The third principle for dealing with our ambitions that I see implicit in James is to submit in accountability to others. We should be honest with one another – at least with one or two trusted brothers or sisters (ideally mature Christians, perhaps an elder or pastor) – about the temptations we struggle with. I don’t mean a blow-by-blow account of every thought or feeling – that is often not edifying – but at least an openness to be challenged about our motivations. It is wise to have some close advisors to whom you give ‘permission’ to question your motivation when significant decisions need to be made. The worst that can happen is that the say they think you are in error, but then “Whoever turns a sinner from the error of his way will save him from death” (James 5:20). Don’t we want to avoid the ways of death? Don’t we want to rescue one another? If they get it wrong, they will be open to your explanation. Even if you step down and yield to someone else’s idea because of the advice you receive and even if that other person is acting out of an unchecked selfish motivation, you have done what is right and you can trust that God will vindicate you. Philippians – our inspiration for yesterday’s post – also contains this idea – Paul was content and even rejoiced that Christ was being preached even if by some whose motives were wrong (Philippians 1:15-18). We would do well to spend much more of our energy in examining ourselves and seeking God’s guidance (in the spirit of Psalm 139:23-24) and much less in judging others.

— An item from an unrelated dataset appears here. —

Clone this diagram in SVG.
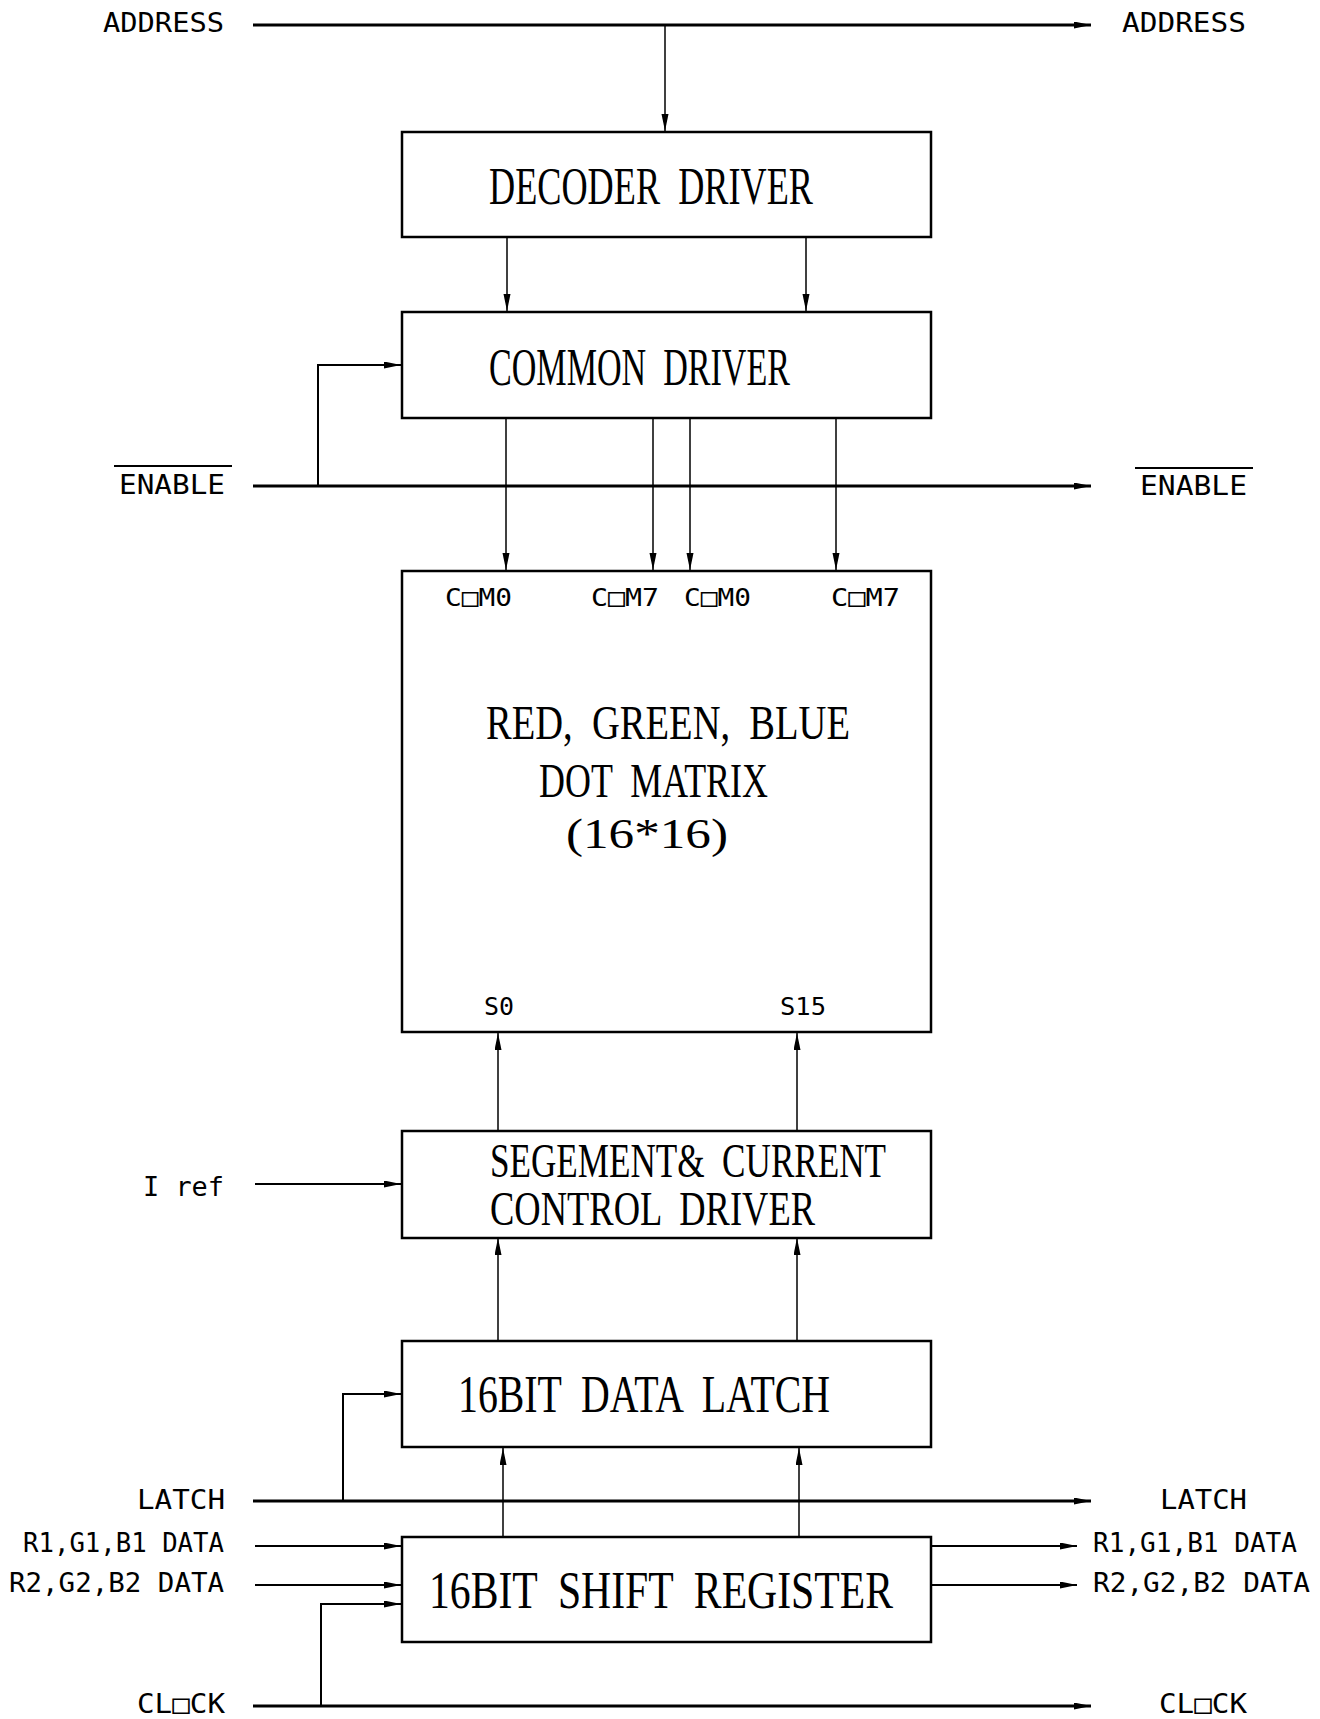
<svg xmlns="http://www.w3.org/2000/svg" width="1320" height="1719" viewBox="0 0 1320 1719">
<defs>
<marker id="ah" markerUnits="userSpaceOnUse" markerWidth="18" markerHeight="8" refX="17" refY="3.5" orient="auto">
<path d="M0,0 L17,3.5 L0,7 z" fill="#000"/>
</marker>
<style>
.box{fill:#fff;stroke:#000;stroke-width:2.5}
.bt{font-family:"Liberation Serif","DejaVu Serif",serif;font-size:52px;fill:#000;white-space:pre}
.bt2{font-family:"Liberation Serif","DejaVu Serif",serif;font-size:48px;fill:#000;white-space:pre}
.mt{font-family:"Liberation Serif","DejaVu Serif",serif;font-size:49px;fill:#000;white-space:pre}
.mt2{font-family:"Liberation Serif","DejaVu Serif",serif;font-size:43px;fill:#000}
.lb{font-family:"DejaVu Sans Mono","Liberation Mono",monospace;font-size:26px;fill:#000}
.sm{font-family:"DejaVu Sans Mono","Liberation Mono",monospace;font-size:25px;fill:#000}
.bus{stroke:#000;stroke-width:3;fill:none}
.thin{stroke:#000;stroke-width:1.5;fill:none}
.mid{stroke:#000;stroke-width:2;fill:none}
.ov{stroke:#000;stroke-width:2}
</style>
</defs>
<rect width="1320" height="1719" fill="#fff"/>

<g id="connectors">
<line class="bus" x1="253" y1="25" x2="1091" y2="25" marker-end="url(#ah)"/>
<line class="thin" x1="665" y1="25" x2="665" y2="131" marker-end="url(#ah)"/>
<line class="thin" x1="507" y1="237" x2="507" y2="311" marker-end="url(#ah)"/>
<line class="thin" x1="806" y1="237" x2="806" y2="311" marker-end="url(#ah)"/>
<line class="bus" x1="253" y1="486" x2="1091" y2="486" marker-end="url(#ah)"/>
<path class="mid" d="M318,486 V365 H401" marker-end="url(#ah)"/>
<line class="thin" x1="506" y1="418" x2="506" y2="570" marker-end="url(#ah)"/>
<line class="thin" x1="653" y1="418" x2="653" y2="570" marker-end="url(#ah)"/>
<line class="thin" x1="690" y1="418" x2="690" y2="570" marker-end="url(#ah)"/>
<line class="thin" x1="836" y1="418" x2="836" y2="570" marker-end="url(#ah)"/>
<line class="thin" x1="498" y1="1131" x2="498" y2="1033" marker-end="url(#ah)"/>
<line class="thin" x1="797" y1="1131" x2="797" y2="1033" marker-end="url(#ah)"/>
<line class="thin" x1="498" y1="1341" x2="498" y2="1238" marker-end="url(#ah)"/>
<line class="thin" x1="797" y1="1341" x2="797" y2="1238" marker-end="url(#ah)"/>
<line class="thin" x1="503" y1="1537" x2="503" y2="1448" marker-end="url(#ah)"/>
<line class="thin" x1="799" y1="1537" x2="799" y2="1448" marker-end="url(#ah)"/>
<line class="mid" x1="255" y1="1184" x2="401" y2="1184" marker-end="url(#ah)"/>
<line class="bus" x1="253" y1="1501" x2="1091" y2="1501" marker-end="url(#ah)"/>
<path class="mid" d="M343,1501 V1394 H401" marker-end="url(#ah)"/>
<line class="mid" x1="255" y1="1546" x2="401" y2="1546" marker-end="url(#ah)"/>
<line class="mid" x1="255" y1="1585" x2="401" y2="1585" marker-end="url(#ah)"/>
<line class="bus" x1="253" y1="1706" x2="1091" y2="1706" marker-end="url(#ah)"/>
<path class="mid" d="M321,1706 V1604 H401" marker-end="url(#ah)"/>
<line class="mid" x1="931" y1="1546" x2="1077" y2="1546" marker-end="url(#ah)"/>
<line class="mid" x1="931" y1="1585" x2="1077" y2="1585" marker-end="url(#ah)"/>
</g>

<g id="decoder-driver">
<rect class="box" x="402" y="132" width="529" height="105"/>
<text class="bt" x="489" y="204" textLength="324" lengthAdjust="spacingAndGlyphs">DECODER  DRIVER</text>
</g>

<g id="common-driver">
<rect class="box" x="402" y="312" width="529" height="106"/>
<text class="bt" x="489" y="385" textLength="301" lengthAdjust="spacingAndGlyphs">COMMON  DRIVER</text>
</g>

<g id="dot-matrix">
<rect class="box" x="402" y="571" width="529" height="461"/>
<text class="sm" x="445" y="606" textLength="67" lengthAdjust="spacingAndGlyphs">C□M0</text>
<text class="sm" x="591" y="606" textLength="68" lengthAdjust="spacingAndGlyphs">C□M7</text>
<text class="sm" x="684" y="606" textLength="67" lengthAdjust="spacingAndGlyphs">C□M0</text>
<text class="sm" x="831" y="606" textLength="69" lengthAdjust="spacingAndGlyphs">C□M7</text>
<text class="mt" x="486" y="739" textLength="364" lengthAdjust="spacingAndGlyphs">RED,  GREEN,  BLUE</text>
<text class="mt" x="539" y="797" textLength="229" lengthAdjust="spacingAndGlyphs">DOT  MATRIX</text>
<text class="mt2" x="566" y="848" textLength="162" lengthAdjust="spacingAndGlyphs">(16*16)</text>
<text class="sm" x="484" y="1015" textLength="30" lengthAdjust="spacingAndGlyphs">S0</text>
<text class="sm" x="780" y="1015" textLength="46" lengthAdjust="spacingAndGlyphs">S15</text>
</g>

<g id="segment-driver">
<rect class="box" x="402" y="1131" width="529" height="107"/>
<text class="bt2" x="490" y="1177" textLength="396" lengthAdjust="spacingAndGlyphs">SEGEMENT&amp;  CURRENT</text>
<text class="bt2" x="490" y="1225" textLength="325" lengthAdjust="spacingAndGlyphs">CONTROL  DRIVER</text>
</g>

<g id="data-latch">
<rect class="box" x="402" y="1341" width="529" height="106"/>
<text class="bt" x="458" y="1412" textLength="372" lengthAdjust="spacingAndGlyphs">16BIT  DATA  LATCH</text>
</g>

<g id="shift-register">
<rect class="box" x="402" y="1537" width="529" height="105"/>
<text class="bt" x="429" y="1608" textLength="464" lengthAdjust="spacingAndGlyphs">16BIT  SHIFT  REGISTER</text>
</g>

<g id="labels">
<text class="lb" x="103" y="32" textLength="121" lengthAdjust="spacingAndGlyphs">ADDRESS</text>
<text class="lb" x="1122" y="32" textLength="124" lengthAdjust="spacingAndGlyphs">ADDRESS</text>
<line class="ov" x1="114" y1="466" x2="232" y2="466"/>
<text class="lb" x="119" y="494" textLength="106" lengthAdjust="spacingAndGlyphs">ENABLE</text>
<line class="ov" x1="1135" y1="468" x2="1253" y2="468"/>
<text class="lb" x="1140" y="495" textLength="107" lengthAdjust="spacingAndGlyphs">ENABLE</text>
<text class="lb" x="143" y="1196" textLength="81" lengthAdjust="spacingAndGlyphs">I ref</text>
<text class="lb" x="137" y="1509" textLength="88" lengthAdjust="spacingAndGlyphs">LATCH</text>
<text class="lb" x="1160" y="1509" textLength="87" lengthAdjust="spacingAndGlyphs">LATCH</text>
<text class="lb" x="23" y="1552" textLength="201" lengthAdjust="spacingAndGlyphs">R1,G1,B1 DATA</text>
<text class="lb" x="9" y="1592" textLength="215" lengthAdjust="spacingAndGlyphs">R2,G2,B2 DATA</text>
<text class="lb" x="1093" y="1552" textLength="204" lengthAdjust="spacingAndGlyphs">R1,G1,B1 DATA</text>
<text class="lb" x="1093" y="1592" textLength="217" lengthAdjust="spacingAndGlyphs">R2,G2,B2 DATA</text>
<text class="lb" x="137" y="1713" textLength="88" lengthAdjust="spacingAndGlyphs">CL□CK</text>
<text class="lb" x="1159" y="1713" textLength="88" lengthAdjust="spacingAndGlyphs">CL□CK</text>
</g>
</svg>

In summary, we began this series on Palm Sunday by considering the self-giving example of Christ. we thought of Abraham trusting God to make his name great and bring blessing through him. We looked at Philippians 2 and the example of Jesus again. Finally, we have heard the challenge of James. we discovered three principles that can help us in dealing with ambition:

1) Seek God’s glory, not your own

2) Serve others, not yourself

3) Submit in accountability to others

So, if you find yourself tempted by the desire to make a name, as I suspect many of us do (preaching to self here!), then commit yourself to seeking God’s glory, to serving others and to submitting in accountability to godly people.